Sur les recommandations de notre ami Nori, nous partons ce matin à la découverte de la collection Iwashita. Nori nous a évoqué des modèles de motos incroyables et disparus, il n’en fallait pas plus pour attiser notre curiosité et nous donner l’envie d’aller voir tout cela de nos propres yeux. Après une heure de petites routes fabuleuses sinueuses à souhait, serpentant entre les pins et enjambant les rivières – sur lesquelles nous nous promettons, une fois de plus, de revenir rouler sur deux-roues chacun, nous nous garons devant quelques maisonnettes de bois et un grand hangar métallique. Trois panneaux affichant une demie douzaine d’images dépareillées, pas un chat à l’horizon…impossible de soupçonner les trésors qui se cachent derrière ces murs.

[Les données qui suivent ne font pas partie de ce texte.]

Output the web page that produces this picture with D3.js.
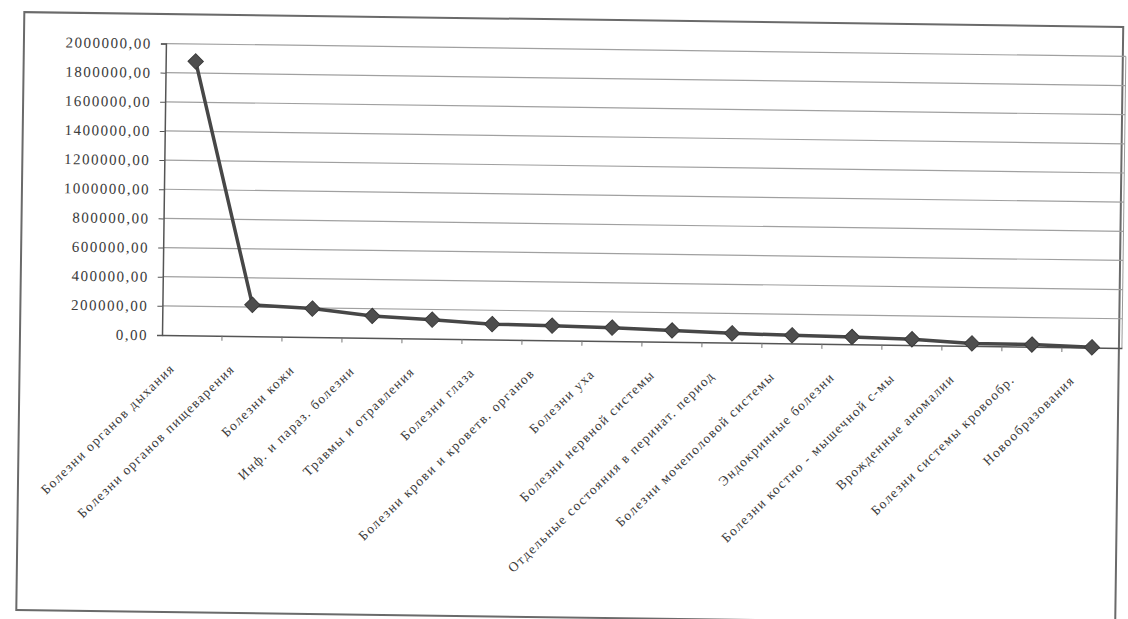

Deux statues antiques immaculées, une paire de lions en bronze, une vieille BM et un moteur d’avion accueillent les visiteurs sur le perron. Le ton est donné : hétéroclite, pointu, foisonnant, créatif, pétillant, détonant, enthousiasmant, incroyable…je m’arrête sous peine de vous saouler car je pourrais faire l’article le plus long du blog rien qu’en énumérant les superlatifs que m’inspire cet endroit hors du commun 🙂

Imaginez…un homme d’affaires japonais qui aurait accumulé des trésors pendant trente cinq ans…merveilles chinées et dénichées aux quatre coins du monde, allant de figurines de toutes sortes à une carlingue d’avion, en passant par des affiches de cinéma, une Chevrolet, des meubles d’école et de métier, des vitraux, des transistors, des uniformes de l’armée, des enseignes…j’en passe et des meilleurs…et bien sûr…des motocyclettes…!!
Vous avez devant vous la collection Iwashita, véritable narration du mode de vie sous l’ère Showa : trois niveaux de pépites inédites juxtaposées et entassées dans un joyeux bric-à-brac, classées par thèmes, témoins d’un temps dorénavant révolu et faisant allègrement jongler les associations d’idées et de fonctions.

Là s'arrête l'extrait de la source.